The Palau de la Música Catalana: A Jewel of Catalan Art Nouveau

Nestled in the charming Sant Pere district of Barcelona, the Palau de la Música Catalana stands as a testament to the ingenuity of modernist architect Lluís Domènech i Montaner.

The building was constructed between 1905 and 1908 and was meant as a home for the choral society Orfeó Català. This architectural marvel was funded through popular subscription, embodying the collective spirit of Catalonia.

Image by Bluespicture from Pixabay

A UNESCO World Heritage Site

In 1997, the Palau de la Música Catalana was designated as a UNESCO World Heritage Site, not just because of its architectural excellence but also symbolizes the emotional and social heritage of the people it represents. The Palau is more than just a concert venue; it is a cultural icon that pulsates with the heartbeat of Catalan Art Nouveau.
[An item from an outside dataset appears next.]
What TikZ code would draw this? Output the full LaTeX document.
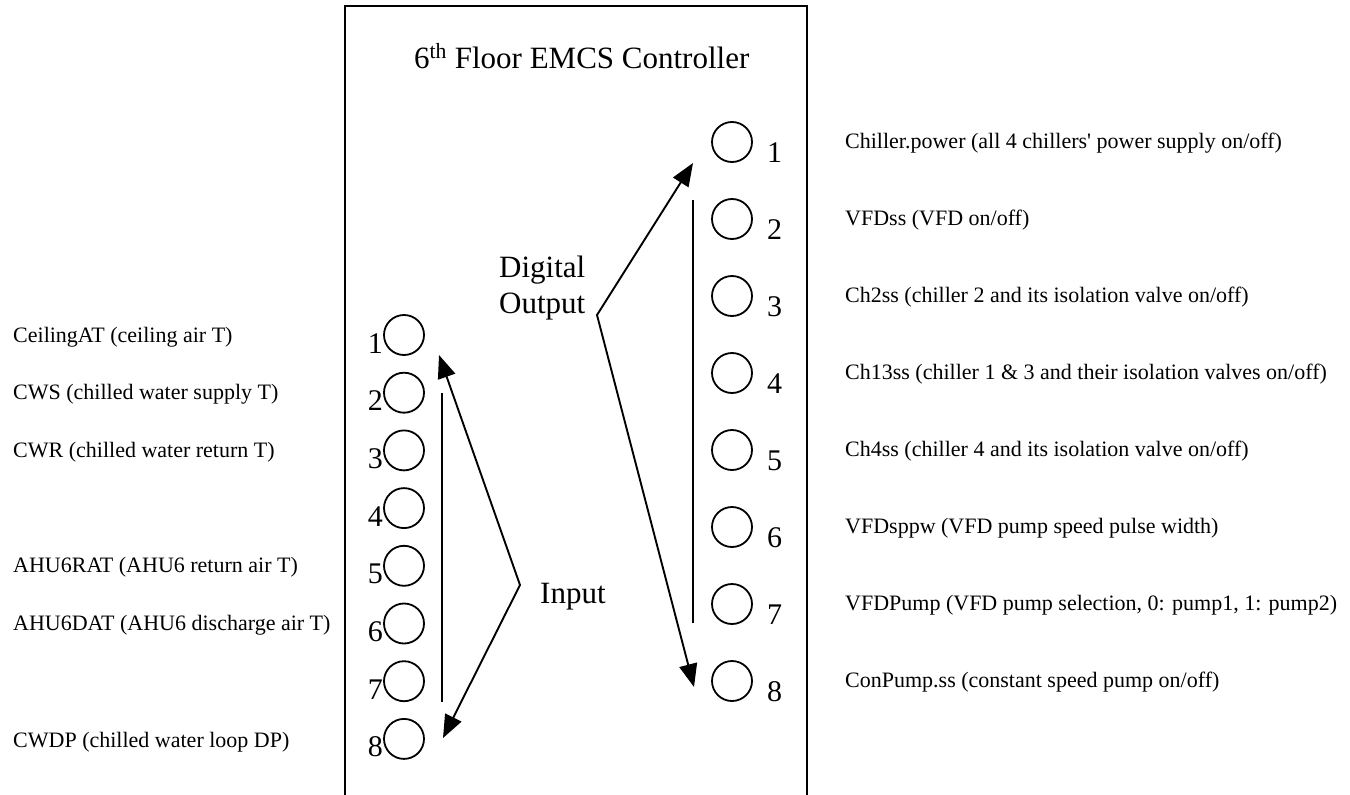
\documentclass[tikz,border=0pt]{standalone}
\usepackage{fontspec}
\setmainfont{Liberation Serif}
\usetikzlibrary{arrows.meta}
\begin{document}
\begin{tikzpicture}[x=1pt,y=-1pt,
  wire/.style={line width=1.9pt},
  port/.style={draw,circle,line width=1.8pt,minimum size=40pt,inner sep=0pt},
  pin/.style={font=\fontsize{30}{30}\selectfont,inner sep=0pt},
  sig/.style={font=\fontsize{22}{24}\selectfont,inner sep=0pt,anchor=base west},
  big/.style={font=\fontsize{31}{36}\selectfont,inner sep=0pt},
  pointer/.style={line width=1.9pt,line cap=round,-{Triangle[length=23pt,width=18pt]}}]

\useasboundingbox (0,0) rectangle (1350,795);

% controller housing, open at the bottom
\draw[wire] (345,795) -- (345,6) -- (807,6) -- (807,795);
\node[big,anchor=base west] (title) at (414,68) {6\textsuperscript{th} Floor EMCS Controller};

% input terminals (left column)
\foreach \i in {1,...,8}{
  \pgfmathsetmacro{\cy}{335+57.7*(\i-1)}
  \node[port] (in\i) at (404,\cy) {};
  \node[pin,anchor=base east] (inn\i) at (383,\cy+18) {\i};
}

% output terminals (right column)
\foreach \i in {1,...,8}{
  \pgfmathsetmacro{\cy}{142+77*(\i-1)}
  \node[port] (out\i) at (732,\cy) {};
  \node[pin,anchor=base west] (outn\i) at (767,\cy+20) {\i};
}

% input signal names
\node[sig] (s1) at (13,{335+7}) {CeilingAT (ceiling air T)};
\node[sig] (s2) at (13,{392.7+7}) {CWS (chilled water supply T)};
\node[sig] (s3) at (13,{450.4+7}) {CWR (chilled water return T)};
\node[sig] (s5) at (13,{565.8+7}) {AHU6RAT (AHU6 return air T)};
\node[sig] (s6) at (13,{623.5+7}) {AHU6DAT (AHU6 discharge air T)};
\node[sig] (s8) at (13,{738.9+9}) {CWDP (chilled water loop DP)};

% output signal names
\node[sig] (o1) at (845,{142+6}) {Chiller.power (all 4 chillers\textquotesingle\ power supply on/off)};
\node[sig] (o2) at (845,{219+6}) {VFDss (VFD on/off)};
\node[sig] (o3) at (845,{296+6}) {Ch2ss (chiller 2 and its isolation valve on/off)};
\node[sig] (o4) at (845,{373+6}) {Ch13ss (chiller 1 \& 3 and their isolation valves on/off)};
\node[sig] (o5) at (845,{450+6}) {Ch4ss (chiller 4 and its isolation valve on/off)};
\node[sig] (o6) at (845,{527+6}) {VFDsppw (VFD pump speed pulse width)};
\node[sig] (o7) at (845,{604+6}) {VFDPump (VFD pump selection, 0: pump1, 1: pump2)};
\node[sig] (o8) at (845,{681+6}) {ConPump.ss (constant speed pump on/off)};

% group labels
\node[big,anchor=south west,align=left] (dout) at (499,320) {Digital\\Output};
\node[big,anchor=base west] (inp) at (540,603) {Input};

% range brackets
\coordinate (inTop) at (442,393);
\coordinate (inBot) at (442,702);
\draw[wire] (inTop) -- (inBot);
\coordinate (outTop) at (693,200);
\coordinate (outBot) at (693,623);
\draw[wire] (outTop) -- (outBot);

% input range arrows
\coordinate (inApex) at (520,585);
\coordinate (inUp) at (439,355);
\coordinate (inDown) at (443,738);
\draw[pointer] (inApex) -- (inUp);
\draw[pointer] (inApex) -- (inDown);

% output range arrows
\coordinate (outApex) at (597,315);
\coordinate (outUp) at (693,163);
\coordinate (outDown) at (694,687);
\draw[pointer] (outApex) -- (outUp);
\draw[pointer] (outApex) -- (outDown);
\end{tikzpicture}
\end{document}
Its innovative approach to space and integration of industrial-era technology is what truly sets the Palau de la Música Catalana apart. Lluís Domènech i Montaner used a then-revolutionary reticular steel frame, which allowed for expansive open floor plans and the seamless integration of interior and exterior spaces. Natural light floods the interior, enhancing the sensory experience for visitors and performers alike.

All things considered, the Palau de la Música Catalana is more than just a building; it’s a living testament to the resilience and creativity of the Catalan people. It serves as a beacon of inspiration for generations to come, reminding us of the power of art to transcend boundaries and unite communities.